Gefährliche Kunststoffe auf verantwortungsvolle Weise abbauen
Das Projektteam konzentrierte sich auf Kunststoffe aus Elektro- und Elektronik-Altgeräten, die Kunststoffe wie Acrylnitril-Butadien-Styrol (ABS) und hochschlagfestes Polystyrol (HIPS) enthalten und außerdem bis zu 20 % bromierte Flammschutzmittel und 5 % Antimontrioxid aufweisen. Diese Zusätze gewährleisten die Brandsicherheit, behindern jedoch das Recycling. „Durch Auflösen des Polymers werden die Zusatzstoffe freigesetzt und können vom Polymer getrennt werden“, sagt Pieter Imhof, leitender Unternehmensentwickler bei TNO. Zur Reinigung des zurückgewonnenen Polymers wurden mehrere Verfahren erprobt, darunter Membranfiltration, Dichtetrennung, Sorption und Bettfiltration. „Die Analyse ergab, dass das zurückgewonnene Polymer keine bedenklichen Stoffe oberhalb der gesetzlichen Grenzwerte enthielt“, erklärt Imhof. In Tests bestätigte sich, dass das Polymer die technischen Anforderungen zum Einsatz in neuen Produkten wie zum Beispiel Waschmaschinentürrahmen erfüllte, auch wenn in Hinsicht auf die Schlagzähigkeit eine Mischung mit neuem Material erforderlich war.
Pilotanlage beweist großmaßstäbliche Realisierbarkeit
Das Recyclingverfahren wurde in einer Pilotanlage validiert, um seine Realisierbarkeit in größerem Maßstab zu demonstrieren. „Während der Versuchskampagne konnte die Realisierbarkeit des Verfahrenskonzepts im Kilogrammbereich nachgewiesen werden, da insgesamt 16 kg nach Gebrauch sortierte Acrylnitril-Butadien-Styrol-Abfälle zu 9 kg trocken recyceltem Polymer verarbeitet wurden“, betont Imhof. Mit diesem Konzeptnachweis wurde bestätigt, dass das Verfahren technisch einwandfrei funktioniert, auch wenn zur großmaßstäblichen Antimontrioxid-Rückgewinnung weitere Verbesserungen erforderlich sind.
Weniger Kosten und Vorteile für die Umwelt
Für die meisten Kunststoffe aus Elektro- und Elektronik-Altgeräten stellt die Verbrennung den heute üblichen Entsorgungsweg dar. Das Team von PLAST2bCLEANED bietet eine Alternative, die die Auswirkung auf die Umwelt verringert und die Recyclingkosten senkt. „Die Bewertung der Lebenszykluskosten zeigt, dass mit dem PLAST2bCLEANED-Verfahren die Kosten für das Recycling des Polymers im Vergleich zur Verbrennung gesenkt werden“, berichtet Imhof.

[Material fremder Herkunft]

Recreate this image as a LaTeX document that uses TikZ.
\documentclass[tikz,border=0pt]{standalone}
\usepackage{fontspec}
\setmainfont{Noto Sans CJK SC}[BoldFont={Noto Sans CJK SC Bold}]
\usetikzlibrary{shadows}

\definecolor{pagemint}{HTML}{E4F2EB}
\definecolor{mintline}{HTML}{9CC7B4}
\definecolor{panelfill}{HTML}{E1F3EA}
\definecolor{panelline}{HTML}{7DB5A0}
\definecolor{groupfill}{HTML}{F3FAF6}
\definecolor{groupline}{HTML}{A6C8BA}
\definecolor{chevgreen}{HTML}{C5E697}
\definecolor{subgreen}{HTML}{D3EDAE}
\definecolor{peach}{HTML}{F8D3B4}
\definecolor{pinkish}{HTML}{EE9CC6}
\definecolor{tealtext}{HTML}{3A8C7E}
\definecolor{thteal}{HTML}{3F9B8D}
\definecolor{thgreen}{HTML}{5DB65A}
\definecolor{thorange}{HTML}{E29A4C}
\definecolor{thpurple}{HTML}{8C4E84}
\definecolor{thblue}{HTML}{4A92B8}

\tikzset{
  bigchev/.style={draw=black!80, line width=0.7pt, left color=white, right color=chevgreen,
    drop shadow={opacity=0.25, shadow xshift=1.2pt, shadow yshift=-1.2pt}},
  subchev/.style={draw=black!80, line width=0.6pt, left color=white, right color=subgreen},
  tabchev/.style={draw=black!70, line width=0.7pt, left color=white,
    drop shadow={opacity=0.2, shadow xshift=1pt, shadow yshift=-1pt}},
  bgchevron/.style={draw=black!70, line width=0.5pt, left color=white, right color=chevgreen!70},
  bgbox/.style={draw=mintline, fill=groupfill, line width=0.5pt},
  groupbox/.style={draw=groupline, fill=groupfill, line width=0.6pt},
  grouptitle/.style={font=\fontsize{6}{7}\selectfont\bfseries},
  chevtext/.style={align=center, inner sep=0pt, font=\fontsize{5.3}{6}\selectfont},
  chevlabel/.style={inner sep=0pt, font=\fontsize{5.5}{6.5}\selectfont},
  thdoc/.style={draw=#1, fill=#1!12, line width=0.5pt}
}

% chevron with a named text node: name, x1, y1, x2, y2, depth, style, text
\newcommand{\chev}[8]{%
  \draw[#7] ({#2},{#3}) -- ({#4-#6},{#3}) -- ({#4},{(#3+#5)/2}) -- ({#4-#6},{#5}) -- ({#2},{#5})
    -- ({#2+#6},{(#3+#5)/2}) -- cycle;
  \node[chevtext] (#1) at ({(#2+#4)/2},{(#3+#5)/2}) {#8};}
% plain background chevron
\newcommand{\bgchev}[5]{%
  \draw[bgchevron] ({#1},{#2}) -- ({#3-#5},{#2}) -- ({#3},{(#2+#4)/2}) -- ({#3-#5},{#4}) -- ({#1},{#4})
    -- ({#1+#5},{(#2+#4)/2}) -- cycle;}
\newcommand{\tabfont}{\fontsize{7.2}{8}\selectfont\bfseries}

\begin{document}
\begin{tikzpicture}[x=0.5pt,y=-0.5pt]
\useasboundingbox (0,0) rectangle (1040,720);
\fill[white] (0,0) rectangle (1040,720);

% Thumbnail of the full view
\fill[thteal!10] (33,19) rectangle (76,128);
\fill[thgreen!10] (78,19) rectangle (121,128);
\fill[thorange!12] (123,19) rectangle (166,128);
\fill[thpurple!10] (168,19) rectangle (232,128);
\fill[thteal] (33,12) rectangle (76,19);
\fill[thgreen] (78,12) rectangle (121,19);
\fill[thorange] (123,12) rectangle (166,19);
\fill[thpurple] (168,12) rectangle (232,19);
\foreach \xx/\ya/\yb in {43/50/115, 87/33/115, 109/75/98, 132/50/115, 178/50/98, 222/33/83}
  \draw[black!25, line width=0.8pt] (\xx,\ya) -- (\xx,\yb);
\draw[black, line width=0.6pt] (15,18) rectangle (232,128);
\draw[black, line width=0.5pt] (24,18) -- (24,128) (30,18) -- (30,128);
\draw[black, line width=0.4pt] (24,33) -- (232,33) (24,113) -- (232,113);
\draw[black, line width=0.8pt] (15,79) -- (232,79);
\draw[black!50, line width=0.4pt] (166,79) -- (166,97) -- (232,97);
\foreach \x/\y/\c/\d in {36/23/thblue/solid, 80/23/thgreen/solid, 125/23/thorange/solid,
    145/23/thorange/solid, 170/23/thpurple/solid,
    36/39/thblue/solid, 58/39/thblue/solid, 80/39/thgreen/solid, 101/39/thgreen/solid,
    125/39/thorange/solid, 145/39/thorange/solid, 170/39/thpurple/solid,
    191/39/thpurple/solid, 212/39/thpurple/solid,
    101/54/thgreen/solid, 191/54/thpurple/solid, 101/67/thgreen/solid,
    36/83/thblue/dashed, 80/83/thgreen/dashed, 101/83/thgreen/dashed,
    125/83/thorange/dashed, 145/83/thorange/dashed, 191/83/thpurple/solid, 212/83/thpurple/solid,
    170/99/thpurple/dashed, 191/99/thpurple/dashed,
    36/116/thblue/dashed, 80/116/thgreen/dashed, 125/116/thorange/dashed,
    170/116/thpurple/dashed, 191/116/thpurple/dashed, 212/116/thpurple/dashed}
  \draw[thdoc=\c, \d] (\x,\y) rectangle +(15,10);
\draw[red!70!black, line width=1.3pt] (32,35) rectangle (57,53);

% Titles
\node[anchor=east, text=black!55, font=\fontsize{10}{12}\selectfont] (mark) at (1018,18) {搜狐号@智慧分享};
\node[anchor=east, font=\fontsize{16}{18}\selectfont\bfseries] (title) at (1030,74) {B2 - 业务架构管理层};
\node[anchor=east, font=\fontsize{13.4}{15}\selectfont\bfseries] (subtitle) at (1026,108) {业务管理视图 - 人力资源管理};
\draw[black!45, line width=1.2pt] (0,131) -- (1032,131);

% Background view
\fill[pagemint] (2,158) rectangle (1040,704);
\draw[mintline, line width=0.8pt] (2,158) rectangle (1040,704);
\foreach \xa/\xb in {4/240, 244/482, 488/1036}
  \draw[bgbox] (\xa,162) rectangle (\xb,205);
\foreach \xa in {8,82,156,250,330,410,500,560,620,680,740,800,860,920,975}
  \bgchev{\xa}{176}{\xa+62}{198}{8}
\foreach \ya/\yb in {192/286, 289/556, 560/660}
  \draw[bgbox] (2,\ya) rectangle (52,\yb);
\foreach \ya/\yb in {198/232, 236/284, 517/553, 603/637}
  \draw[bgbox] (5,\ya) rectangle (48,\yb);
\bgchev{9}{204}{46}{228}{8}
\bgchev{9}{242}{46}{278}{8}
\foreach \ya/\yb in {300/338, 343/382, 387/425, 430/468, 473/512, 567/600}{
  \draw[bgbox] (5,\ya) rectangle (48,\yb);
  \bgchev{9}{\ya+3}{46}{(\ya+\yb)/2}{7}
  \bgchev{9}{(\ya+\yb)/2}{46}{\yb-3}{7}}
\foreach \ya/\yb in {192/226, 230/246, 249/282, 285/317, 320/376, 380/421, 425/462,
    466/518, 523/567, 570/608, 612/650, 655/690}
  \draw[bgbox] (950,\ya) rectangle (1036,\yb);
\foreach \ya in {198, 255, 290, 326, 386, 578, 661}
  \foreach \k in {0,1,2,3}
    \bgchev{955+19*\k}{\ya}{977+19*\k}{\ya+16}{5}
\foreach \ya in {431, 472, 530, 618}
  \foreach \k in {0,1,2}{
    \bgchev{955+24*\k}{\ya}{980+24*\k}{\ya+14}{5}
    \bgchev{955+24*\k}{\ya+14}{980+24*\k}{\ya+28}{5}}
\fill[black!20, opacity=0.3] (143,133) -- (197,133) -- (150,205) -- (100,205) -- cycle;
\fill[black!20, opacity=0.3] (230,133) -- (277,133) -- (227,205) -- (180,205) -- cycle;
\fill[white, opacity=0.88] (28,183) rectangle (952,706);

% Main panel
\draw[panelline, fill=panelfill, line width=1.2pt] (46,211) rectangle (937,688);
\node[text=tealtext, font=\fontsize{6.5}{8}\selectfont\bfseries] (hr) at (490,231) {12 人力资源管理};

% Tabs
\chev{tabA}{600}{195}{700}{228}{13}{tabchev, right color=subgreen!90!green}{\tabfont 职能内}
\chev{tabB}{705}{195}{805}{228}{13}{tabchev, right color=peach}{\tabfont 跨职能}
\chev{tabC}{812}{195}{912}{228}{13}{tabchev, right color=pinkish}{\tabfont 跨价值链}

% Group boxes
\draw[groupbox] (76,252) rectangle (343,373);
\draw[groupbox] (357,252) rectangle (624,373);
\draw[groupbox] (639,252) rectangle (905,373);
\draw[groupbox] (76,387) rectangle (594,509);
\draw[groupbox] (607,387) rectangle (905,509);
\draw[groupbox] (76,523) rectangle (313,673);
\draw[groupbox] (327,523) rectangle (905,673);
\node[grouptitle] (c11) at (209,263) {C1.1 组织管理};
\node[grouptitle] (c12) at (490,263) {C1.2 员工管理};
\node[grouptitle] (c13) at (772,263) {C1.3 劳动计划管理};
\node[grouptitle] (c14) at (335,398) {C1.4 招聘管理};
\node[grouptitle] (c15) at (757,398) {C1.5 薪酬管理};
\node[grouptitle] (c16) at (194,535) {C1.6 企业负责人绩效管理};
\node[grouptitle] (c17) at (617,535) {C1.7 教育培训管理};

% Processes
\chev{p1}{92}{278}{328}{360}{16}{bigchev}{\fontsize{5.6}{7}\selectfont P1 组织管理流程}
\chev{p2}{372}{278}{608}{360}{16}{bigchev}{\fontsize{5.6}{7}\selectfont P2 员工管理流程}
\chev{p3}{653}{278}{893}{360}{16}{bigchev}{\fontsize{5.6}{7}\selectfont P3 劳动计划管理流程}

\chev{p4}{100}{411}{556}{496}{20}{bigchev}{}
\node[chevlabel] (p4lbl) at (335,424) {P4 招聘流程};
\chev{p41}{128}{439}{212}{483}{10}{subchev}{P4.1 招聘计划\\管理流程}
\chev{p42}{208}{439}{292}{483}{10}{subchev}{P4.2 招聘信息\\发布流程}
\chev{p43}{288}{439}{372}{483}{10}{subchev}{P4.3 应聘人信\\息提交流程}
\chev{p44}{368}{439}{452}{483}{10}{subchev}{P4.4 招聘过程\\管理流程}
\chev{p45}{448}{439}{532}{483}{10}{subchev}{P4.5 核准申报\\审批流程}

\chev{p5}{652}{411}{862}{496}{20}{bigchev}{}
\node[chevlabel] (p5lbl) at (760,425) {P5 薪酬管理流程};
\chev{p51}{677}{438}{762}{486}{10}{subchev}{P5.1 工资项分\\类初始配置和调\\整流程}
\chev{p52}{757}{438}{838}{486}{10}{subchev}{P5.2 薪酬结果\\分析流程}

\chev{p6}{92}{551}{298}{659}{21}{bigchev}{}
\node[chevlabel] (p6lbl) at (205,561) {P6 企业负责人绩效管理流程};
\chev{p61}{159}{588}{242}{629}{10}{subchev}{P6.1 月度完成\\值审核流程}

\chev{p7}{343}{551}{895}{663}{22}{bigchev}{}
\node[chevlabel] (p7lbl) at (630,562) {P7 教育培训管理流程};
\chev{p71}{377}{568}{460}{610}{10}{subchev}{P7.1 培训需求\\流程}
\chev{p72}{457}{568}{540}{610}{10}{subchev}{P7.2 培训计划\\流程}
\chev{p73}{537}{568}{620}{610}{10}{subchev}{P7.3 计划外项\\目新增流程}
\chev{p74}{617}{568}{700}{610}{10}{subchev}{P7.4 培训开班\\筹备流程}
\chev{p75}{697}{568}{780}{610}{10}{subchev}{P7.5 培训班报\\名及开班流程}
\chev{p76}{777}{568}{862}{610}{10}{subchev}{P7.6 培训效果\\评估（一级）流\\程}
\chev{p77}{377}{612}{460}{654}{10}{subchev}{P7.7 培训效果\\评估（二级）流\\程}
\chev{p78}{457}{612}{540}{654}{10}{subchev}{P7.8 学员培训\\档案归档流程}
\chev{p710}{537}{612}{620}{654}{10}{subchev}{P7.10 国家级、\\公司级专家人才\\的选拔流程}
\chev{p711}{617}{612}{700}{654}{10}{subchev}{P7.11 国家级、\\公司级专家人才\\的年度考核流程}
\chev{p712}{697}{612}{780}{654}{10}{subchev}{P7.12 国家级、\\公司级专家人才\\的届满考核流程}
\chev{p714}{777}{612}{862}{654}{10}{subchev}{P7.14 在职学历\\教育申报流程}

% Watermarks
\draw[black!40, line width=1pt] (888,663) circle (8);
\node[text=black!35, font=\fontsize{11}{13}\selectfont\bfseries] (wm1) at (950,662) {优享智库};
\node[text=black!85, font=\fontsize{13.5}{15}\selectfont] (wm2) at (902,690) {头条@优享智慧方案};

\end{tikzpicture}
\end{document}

Der niedrige Preis von neuem Kunststoff bleibt jedoch als ein wirtschaftliches Hindernis bestehen. Das Projektteam kam zu dem Schluss, dass politische Unterstützung entscheidend ist, um Anreize für Investitionen in fortgeschrittenes Recycling zu schaffen. Zu den Empfehlungen zählen das Verbot der Ausfuhr von Kunststoffabfällen, die Schaffung eines eigenen Marktes für recycelte Kunststoffe und die Kopplung der Polymerpreise an die CO2-Emissionen.
Europäische Kreislaufwirtschaft stärken
Mit Blick in die Zukunft könnten mit dem PLAST2bCLEANED-Verfahren bis 2050 bis zu 606 000 Tonnen Acrylnitril-Butadien-Styrol/hochschlagfestes Polystyrol zurückgewonnen werden. Es ist zu erwarten, dass sich dieser Strom aufgrund der geplanten höheren Sammelquoten verdoppeln wird. Gleichzeitig ist die Unsicherheit aufgrund der widersprüchlichen Entwicklungen in Bezug auf die Verordnung zur Debromierung und das erwartete starke Wachstum bei den auf den Markt gebrachten Elektro- und Elektronikgeräten groß. Auf diese Weise würde die Abhängigkeit Europas von importierten Materialien verringert werden, insbesondere bei Antimon, das als kritischer Rohstoff eingestuft wird. Die Technologie ist auch an weitere Kunststoffabfallströme anpassbar, zum Beispiel an Kunststoffe aus der Automobilindustrie, wobei sich die Verarbeitung vereinfacht, wenn keine gefährlichen Zusatzstoffe vorhanden sind. Anhand des Erfolgs von PLAST2bCLEANED lässt sich ablesen, wie innovative Recyclinglösungen Materialkreisläufe schließen, gefährliche Abfälle reduzieren und den Übergang Europas zu einer Kreislaufwirtschaft vorantreiben können.